Entre ces deux écoles les différences sont évidentes tant au niveau technique et technologique qu´au niveau musical et visuel.

Les différences entre les différentes écoles :

Elles pourraient se résumer ainsi :

La Castille développa à partir de la fin du XVIIe et début du XVIIIe un instrument avec en général un seul clavier (sauf rare exception dans les cathédrales), tous les principaux (8’,4’,2’2/3,2’,1’1/3, Plein jeux, Cimbale, Surcimbale), un Bourdon de 8’, un Cornet de VI ou VII rangs (8’,4’,2’2/3,2’,1’3/5,1’1/3 +1’) des flûtes sur tout le clavier dans les très grand instruments ou seulement à la main gauche dans les instruments moyen, et des chamades disposées en « Ave María » (bases diatoniques et dessus en pointe de flèche diatonique mais avec le plus grand tuyau des dessus au centre de l´orgue). Cette disposition extérieure créa une structure intérieure avec de nombreuses pièces gravées mais avec des mécanismes très simples. Les sommiers sont toujours chromatiques pour permettre  la division des jeux en basses et dessus.

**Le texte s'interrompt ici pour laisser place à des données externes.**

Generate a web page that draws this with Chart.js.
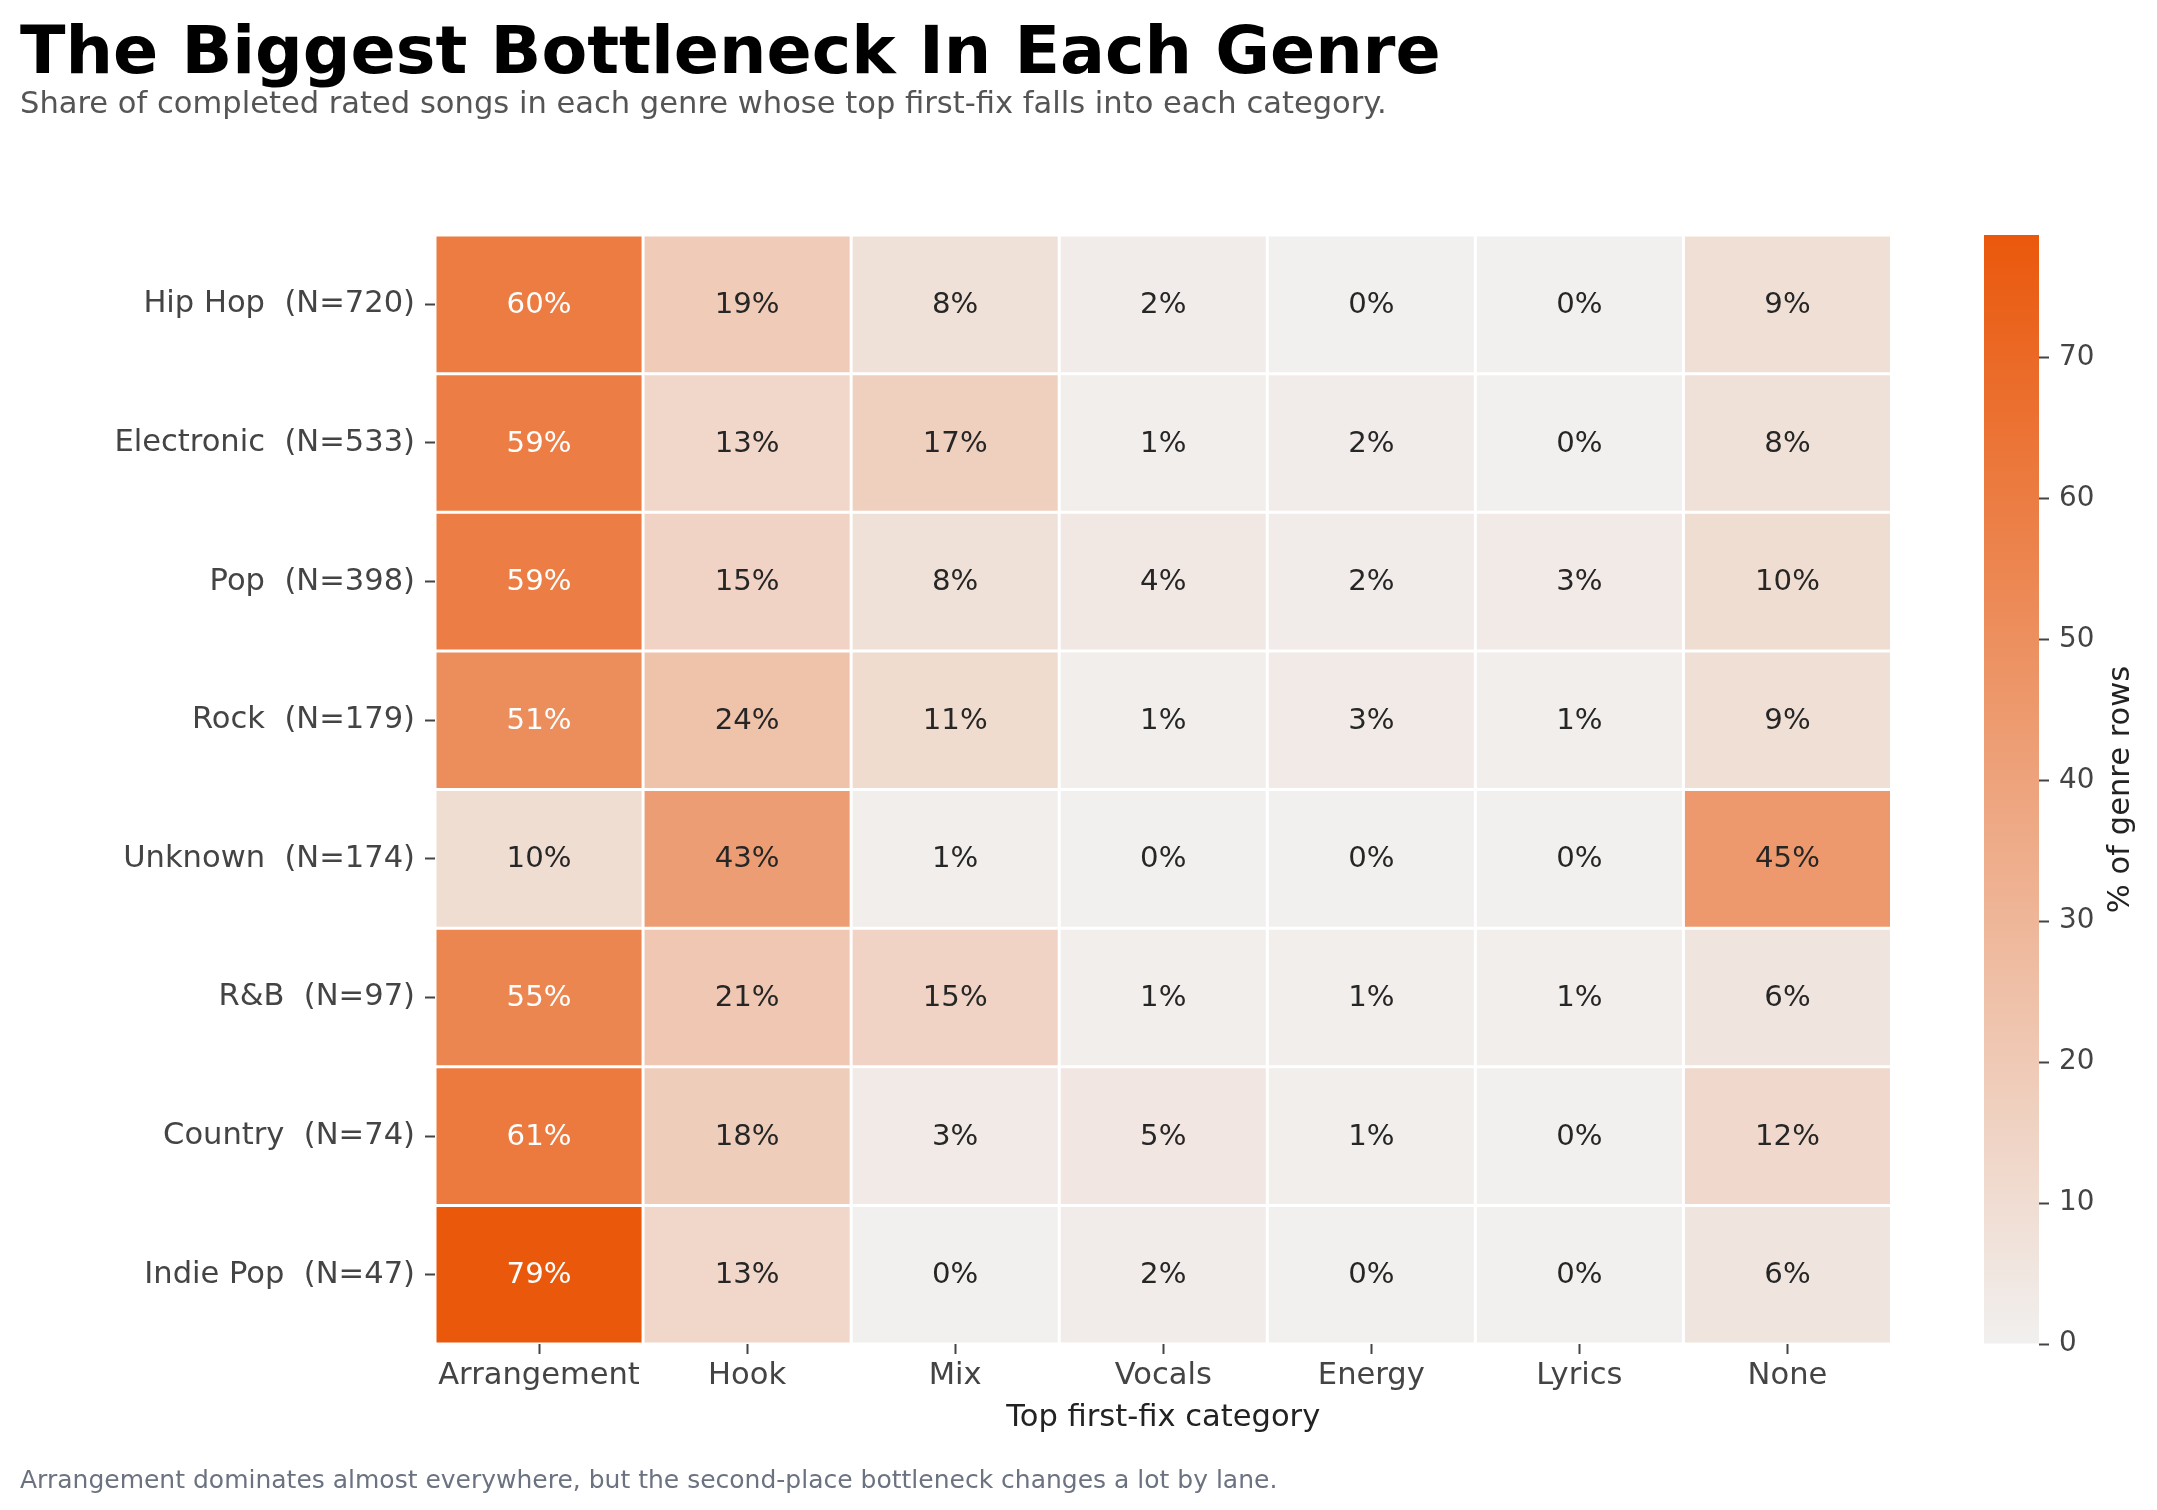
<!DOCTYPE html>
<html>
<head>
<meta charset="utf-8">
<script src="https://cdn.jsdelivr.net/npm/chart.js@4.4.1/dist/chart.umd.min.js"></script>
<style>
  html, body { margin: 0; padding: 0; background: #ffffff; }
  body { width: 2157px; height: 1510px; position: relative; overflow: hidden; }
  canvas { position: absolute; top: 0; }
  #main { left: 0; }
  #cbar { left: 1900px; }
</style>
</head>
<body>
<canvas id="main" width="2157" height="1510"></canvas>
<canvas id="cbar" width="257" height="1510"></canvas>
<script>
// ---------- data ----------
const genres = ["Hip Hop", "Electronic", "Pop", "Rock", "Unknown", "R&B", "Country", "Indie Pop"];
const genreCounts = [720, 533, 398, 179, 174, 97, 74, 47];
const categories = ["Arrangement", "Hook", "Mix", "Vocals", "Energy", "Lyrics", "None"];

const hipHop     = [60, 19, 8, 2, 0, 0, 9];
const electronic = [59, 13, 17, 1, 2, 0, 8];
const pop        = [59, 15, 8, 4, 2, 3, 10];
const rock       = [51, 24, 11, 1, 3, 1, 9];
const unknown    = [10, 43, 1, 0, 0, 0, 45];
const rnb        = [55, 21, 15, 1, 1, 1, 6];
const country    = [61, 18, 3, 5, 1, 0, 12];
const indiePop   = [78.7, 13, 0, 2, 0, 0, 6];

const colorbarTicks = [0, 10, 20, 30, 40, 50, 60, 70];

const titleText = "The Biggest Bottleneck In Each Genre";
const subtitleText = "Share of completed rated songs in each genre whose top first-fix falls into each category.";
const footerText = "Arrangement dominates almost everywhere, but the second-place bottleneck changes a lot by lane.";
const xTitle = "Top first-fix category";
const cbarTitle = "% of genre rows";

// ---------- derived ----------
const rowValues = [hipHop, electronic, pop, rock, unknown, rnb, country, indiePop];
const rowLabels = genres.map((g, i) => g + "  (N=" + genreCounts[i] + ")");
const vmax = Math.max(...rowValues.flat());
const vmin = 0;

const LOW = [241, 240, 239];
const HIGH = [234, 88, 12];
function cmap(v) {
  const t = Math.max(0, Math.min(1, (v - vmin) / (vmax - vmin)));
  const c = LOW.map((l, k) => Math.round(l + (HIGH[k] - l) * t));
  return "rgb(" + c.join(",") + ")";
}

const FONT = "'DejaVu Sans', 'Liberation Sans', sans-serif";

const datasets = rowValues.map((vals, r) => ({
  label: rowLabels[r],
  data: vals.map(() => [r - 0.5, r + 0.5]),
  values: vals,
  backgroundColor: vals.map(v => cmap(v)),
  borderColor: "#ffffff",
  borderWidth: 1.5,
  borderSkipped: false,
  grouped: false,
  barPercentage: 1,
  categoryPercentage: 1,
  inflateAmount: 0
}));

const annotPlugin = {
  id: "annot",
  afterDatasetsDraw(chart) {
    const ctx = chart.ctx;
    ctx.save();
    ctx.font = "29.2px " + FONT;
    ctx.textAlign = "center";
    ctx.textBaseline = "middle";
    chart.data.datasets.forEach((ds, di) => {
      const meta = chart.getDatasetMeta(di);
      meta.data.forEach((bar, j) => {
        const v = ds.values[j];
        const p = bar.getProps(["x", "y", "base"], true);
        const cy = (p.y + p.base) / 2;
        ctx.fillStyle = v >= 48 ? "#ffffff" : "#262626";
        ctx.fillText(Math.round(v) + "%", p.x, cy + 1);
      });
    });
    ctx.restore();
  }
};

const textPlugin = {
  id: "pageText",
  afterDraw(chart) {
    const ctx = chart.ctx;
    ctx.save();
    ctx.textAlign = "left";
    ctx.textBaseline = "alphabetic";
    ctx.fillStyle = "#000000";
    ctx.font = "bold 66.7px " + FONT;
    ctx.fillText(titleText, 20, 73);
    ctx.fillStyle = "#555555";
    ctx.font = "30.56px " + FONT;
    ctx.fillText(subtitleText, 20, 113);
    ctx.fillStyle = "#6b7280";
    ctx.font = "25px " + FONT;
    ctx.fillText(footerText, 20, 1488);
    ctx.restore();
  }
};

new Chart(document.getElementById("main"), {
  type: "bar",
  data: { labels: categories, datasets },
  options: {
    responsive: false,
    devicePixelRatio: 1,
    animation: false,
    layout: { padding: { top: 235, right: 265.5, bottom: 70, left: 0 } },
    plugins: { legend: { display: false }, tooltip: { enabled: false }, title: { display: false } },
    scales: {
      x: {
        type: "category",
        offset: true,
        afterFit(scale) { scale.height = 96; },
        grid: { offset: false, drawOnChartArea: false, drawTicks: true, tickLength: 10, tickWidth: 2, tickColor: "#444444" },
        border: { display: false },
        ticks: { color: "#444444", font: { family: FONT, size: 30.56 }, padding: 4, maxRotation: 0, autoSkip: false },
        title: { display: true, text: xTitle, color: "#222222", font: { family: FONT, size: 30.56 }, padding: { top: 0, bottom: 4 } }
      },
      y: {
        type: "linear",
        min: -0.5,
        max: rowLabels.length - 0.5,
        reverse: true,
        afterFit(scale) { scale.width = 435; },
        afterBuildTicks(scale) { scale.ticks = rowLabels.map((_, i) => ({ value: i })); },
        grid: { drawOnChartArea: false, drawTicks: true, tickLength: 10, tickWidth: 2, tickColor: "#444444" },
        border: { display: false },
        ticks: {
          color: "#444444",
          font: { family: FONT, size: 30.56 },
          padding: 10,
          autoSkip: false,
          callback: (val) => rowLabels[Math.round(val)] ?? ""
        }
      }
    }
  },
  plugins: [annotPlugin, textPlugin]
});

// ---------- colorbar ----------
const cbarLabelPlugin = {
  id: "cbarLabel",
  afterDraw(chart) {
    const ctx = chart.ctx;
    const a = chart.chartArea;
    ctx.save();
    ctx.translate(221, (a.top + a.bottom) / 2);
    ctx.rotate(-Math.PI / 2);
    ctx.textAlign = "center";
    ctx.textBaseline = "middle";
    ctx.fillStyle = "#222222";
    ctx.font = "30.56px " + FONT;
    ctx.fillText(cbarTitle, 0, 0);
    ctx.restore();
  }
};

new Chart(document.getElementById("cbar"), {
  type: "bar",
  data: {
    labels: [""],
    datasets: [{
      data: [[vmin, vmax]],
      backgroundColor(context) {
        const chart = context.chart;
        const a = chart.chartArea;
        if (!a) return cmap(vmax);
        const ys = chart.scales.y;
        const g = chart.ctx.createLinearGradient(0, ys.getPixelForValue(vmin), 0, ys.getPixelForValue(vmax));
        g.addColorStop(0, cmap(vmin));
        g.addColorStop(1, cmap(vmax));
        return g;
      },
      borderWidth: 0,
      barPercentage: 1,
      categoryPercentage: 1,
      inflateAmount: 0
    }]
  },
  options: {
    responsive: false,
    devicePixelRatio: 1,
    animation: false,
    layout: { padding: { top: 235, right: 0, bottom: 166, left: 84 } },
    plugins: { legend: { display: false }, tooltip: { enabled: false } },
    scales: {
      x: { display: false },
      y: {
        position: "right",
        min: vmin,
        max: vmax,
        afterFit(scale) { scale.width = 118; },
        afterBuildTicks(scale) { scale.ticks = colorbarTicks.map(v => ({ value: v })); },
        grid: { drawOnChartArea: false, drawTicks: true, tickLength: 10, tickWidth: 2, tickColor: "#444444" },
        border: { display: false },
        ticks: { color: "#444444", font: { family: FONT, size: 27.8 }, padding: 10, autoSkip: false }
      }
    }
  },
  plugins: [cbarLabelPlugin]
});
</script>
</body>
</html>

La Catalogne développa un instrument plus complexe dans sa structure et mécanique, muni en général de positif de dos en 4 pieds et parfois d´un troisième clavier,  avec une composition où les principaux sont souvent doublés ou triplés et ou les tierces principales se trouvent présentes dans les nombreuses mixtures. Toutes les flûtes sont ici présentes ainsi que les rangs extérieurs de chamade.

L´Aragon développa un orgue d´une taille moyenne, presque toujours d´un seul clavier mais d´une architecture sonore complète et équilibrés avec tous les principaux, toutes les flûtes (8’, 4’, 2’2/3, 2’,1’3/5) Cornet de VII rangs (2’ et 1’3/5 doublés) et jeux d´anches intérieurs et extérieurs. Ici la distribution de la chamade est chromatique et jamais plus grande que le 4’ réel ce qui allége considérablement la structure interne de l´instrument et lui permet de sonner plus librement.


Donc avant de parler d´ « orgue Espagnol » il faut se situer et définir correctement l´école à laquelle on se réfère (les différences existantes en Espagne étant comparables avec les différents styles d´instruments Allemands).